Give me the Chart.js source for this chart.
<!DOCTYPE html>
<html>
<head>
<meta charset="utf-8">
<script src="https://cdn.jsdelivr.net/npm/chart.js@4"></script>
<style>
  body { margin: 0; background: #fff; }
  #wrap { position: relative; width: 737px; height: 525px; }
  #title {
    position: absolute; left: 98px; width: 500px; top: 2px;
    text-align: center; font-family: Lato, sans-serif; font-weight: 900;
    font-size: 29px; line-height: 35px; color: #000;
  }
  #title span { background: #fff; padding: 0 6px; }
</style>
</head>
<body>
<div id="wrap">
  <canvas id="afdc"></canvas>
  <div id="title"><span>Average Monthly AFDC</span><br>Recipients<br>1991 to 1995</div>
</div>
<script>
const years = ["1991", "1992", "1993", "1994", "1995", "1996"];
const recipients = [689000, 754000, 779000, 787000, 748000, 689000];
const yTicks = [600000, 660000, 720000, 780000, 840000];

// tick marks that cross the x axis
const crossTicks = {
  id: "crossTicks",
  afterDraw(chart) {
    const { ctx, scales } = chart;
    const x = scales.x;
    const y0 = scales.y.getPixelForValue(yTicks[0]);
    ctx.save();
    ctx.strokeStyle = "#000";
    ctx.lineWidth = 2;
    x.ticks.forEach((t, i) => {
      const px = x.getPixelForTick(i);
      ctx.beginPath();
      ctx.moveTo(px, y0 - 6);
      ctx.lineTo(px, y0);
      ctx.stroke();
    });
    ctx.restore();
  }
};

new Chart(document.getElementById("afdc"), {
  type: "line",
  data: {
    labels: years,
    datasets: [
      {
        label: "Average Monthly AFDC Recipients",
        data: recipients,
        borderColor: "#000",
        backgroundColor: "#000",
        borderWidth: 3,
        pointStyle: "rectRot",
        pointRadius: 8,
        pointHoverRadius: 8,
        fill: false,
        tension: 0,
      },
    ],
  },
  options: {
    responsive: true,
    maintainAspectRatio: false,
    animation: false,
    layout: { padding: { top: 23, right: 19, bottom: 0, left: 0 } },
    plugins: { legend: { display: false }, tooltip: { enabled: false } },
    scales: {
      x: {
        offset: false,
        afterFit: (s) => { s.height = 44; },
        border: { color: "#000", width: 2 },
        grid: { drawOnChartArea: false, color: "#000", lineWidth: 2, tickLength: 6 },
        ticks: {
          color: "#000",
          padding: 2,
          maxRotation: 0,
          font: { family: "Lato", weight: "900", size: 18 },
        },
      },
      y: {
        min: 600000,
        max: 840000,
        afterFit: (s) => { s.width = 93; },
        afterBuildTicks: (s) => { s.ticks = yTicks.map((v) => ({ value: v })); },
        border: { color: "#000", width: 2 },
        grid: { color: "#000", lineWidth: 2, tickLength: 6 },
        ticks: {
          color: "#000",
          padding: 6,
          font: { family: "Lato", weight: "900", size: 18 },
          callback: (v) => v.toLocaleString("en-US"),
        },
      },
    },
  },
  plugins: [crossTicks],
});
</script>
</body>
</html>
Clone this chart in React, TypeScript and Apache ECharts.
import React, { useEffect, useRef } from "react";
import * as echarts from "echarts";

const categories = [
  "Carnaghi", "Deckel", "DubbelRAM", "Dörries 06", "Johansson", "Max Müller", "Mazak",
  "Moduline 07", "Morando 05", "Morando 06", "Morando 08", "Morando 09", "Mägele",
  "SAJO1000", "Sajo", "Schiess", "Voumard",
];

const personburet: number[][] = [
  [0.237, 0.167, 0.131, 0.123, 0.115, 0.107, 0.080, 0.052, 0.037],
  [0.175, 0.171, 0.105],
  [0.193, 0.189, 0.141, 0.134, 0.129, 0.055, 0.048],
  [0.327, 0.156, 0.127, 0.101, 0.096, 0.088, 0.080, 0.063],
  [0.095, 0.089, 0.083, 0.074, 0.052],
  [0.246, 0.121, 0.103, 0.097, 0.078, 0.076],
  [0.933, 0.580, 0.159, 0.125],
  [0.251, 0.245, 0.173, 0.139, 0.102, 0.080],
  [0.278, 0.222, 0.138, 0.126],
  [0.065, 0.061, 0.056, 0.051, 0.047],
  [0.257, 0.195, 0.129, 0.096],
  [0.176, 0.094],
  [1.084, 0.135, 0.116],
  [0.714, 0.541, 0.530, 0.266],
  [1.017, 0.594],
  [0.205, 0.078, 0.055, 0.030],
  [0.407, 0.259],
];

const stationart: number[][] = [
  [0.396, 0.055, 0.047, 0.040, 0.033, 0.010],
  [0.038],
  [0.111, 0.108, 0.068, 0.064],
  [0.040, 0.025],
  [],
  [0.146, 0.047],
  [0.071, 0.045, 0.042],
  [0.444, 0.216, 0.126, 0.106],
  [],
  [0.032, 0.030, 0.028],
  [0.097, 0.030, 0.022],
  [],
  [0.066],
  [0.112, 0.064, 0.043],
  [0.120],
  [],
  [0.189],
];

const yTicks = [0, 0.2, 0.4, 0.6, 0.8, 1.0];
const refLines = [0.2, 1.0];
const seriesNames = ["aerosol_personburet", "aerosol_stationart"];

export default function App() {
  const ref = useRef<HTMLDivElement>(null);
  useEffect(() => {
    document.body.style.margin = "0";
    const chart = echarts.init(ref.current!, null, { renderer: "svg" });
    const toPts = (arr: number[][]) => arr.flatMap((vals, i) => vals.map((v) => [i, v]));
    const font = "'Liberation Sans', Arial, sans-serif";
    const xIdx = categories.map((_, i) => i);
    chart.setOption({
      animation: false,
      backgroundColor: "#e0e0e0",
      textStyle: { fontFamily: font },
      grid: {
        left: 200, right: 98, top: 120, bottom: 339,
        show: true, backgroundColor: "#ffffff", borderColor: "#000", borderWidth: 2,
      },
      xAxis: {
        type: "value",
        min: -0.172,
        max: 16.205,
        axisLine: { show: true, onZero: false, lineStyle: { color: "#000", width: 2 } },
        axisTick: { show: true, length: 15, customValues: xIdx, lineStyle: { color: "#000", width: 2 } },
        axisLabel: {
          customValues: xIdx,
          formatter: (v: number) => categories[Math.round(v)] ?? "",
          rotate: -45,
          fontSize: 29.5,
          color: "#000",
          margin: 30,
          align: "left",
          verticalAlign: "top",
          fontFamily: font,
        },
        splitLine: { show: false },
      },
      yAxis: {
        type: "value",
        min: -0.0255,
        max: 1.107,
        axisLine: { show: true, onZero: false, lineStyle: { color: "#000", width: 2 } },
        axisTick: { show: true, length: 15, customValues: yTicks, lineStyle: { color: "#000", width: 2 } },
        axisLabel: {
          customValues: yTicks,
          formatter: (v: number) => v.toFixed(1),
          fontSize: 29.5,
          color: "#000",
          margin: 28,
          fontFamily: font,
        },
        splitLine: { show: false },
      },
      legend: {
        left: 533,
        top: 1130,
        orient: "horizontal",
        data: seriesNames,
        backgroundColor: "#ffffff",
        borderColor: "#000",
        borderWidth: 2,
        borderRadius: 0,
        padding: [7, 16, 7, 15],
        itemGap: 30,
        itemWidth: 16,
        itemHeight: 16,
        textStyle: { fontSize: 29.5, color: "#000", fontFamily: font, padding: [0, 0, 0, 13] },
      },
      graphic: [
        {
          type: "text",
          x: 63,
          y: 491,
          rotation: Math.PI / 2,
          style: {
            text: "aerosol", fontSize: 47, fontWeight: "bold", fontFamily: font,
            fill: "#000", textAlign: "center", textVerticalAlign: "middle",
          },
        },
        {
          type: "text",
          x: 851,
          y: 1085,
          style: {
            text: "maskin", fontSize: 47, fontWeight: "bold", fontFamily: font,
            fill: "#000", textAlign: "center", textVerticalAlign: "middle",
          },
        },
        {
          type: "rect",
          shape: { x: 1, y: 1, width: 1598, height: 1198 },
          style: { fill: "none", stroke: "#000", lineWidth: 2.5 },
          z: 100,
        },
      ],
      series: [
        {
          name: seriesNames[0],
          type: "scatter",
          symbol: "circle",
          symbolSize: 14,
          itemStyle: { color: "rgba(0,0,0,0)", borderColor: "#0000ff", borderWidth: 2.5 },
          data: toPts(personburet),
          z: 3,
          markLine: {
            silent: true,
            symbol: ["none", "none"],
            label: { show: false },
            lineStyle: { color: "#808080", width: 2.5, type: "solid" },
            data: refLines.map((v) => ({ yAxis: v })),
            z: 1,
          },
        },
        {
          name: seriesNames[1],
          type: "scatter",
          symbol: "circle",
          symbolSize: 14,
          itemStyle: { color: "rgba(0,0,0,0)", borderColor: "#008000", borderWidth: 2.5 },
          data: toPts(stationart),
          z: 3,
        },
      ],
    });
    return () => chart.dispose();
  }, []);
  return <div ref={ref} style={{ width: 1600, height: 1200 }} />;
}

= = = = =

Reproduce exactly the lines from the line with "Clone this chart" through the line with "import * as", both end lines included, and only those lines.

Clone this chart in React, TypeScript and Apache ECharts.
import React, { useEffect, useRef } from "react";
import * as echarts from "echarts";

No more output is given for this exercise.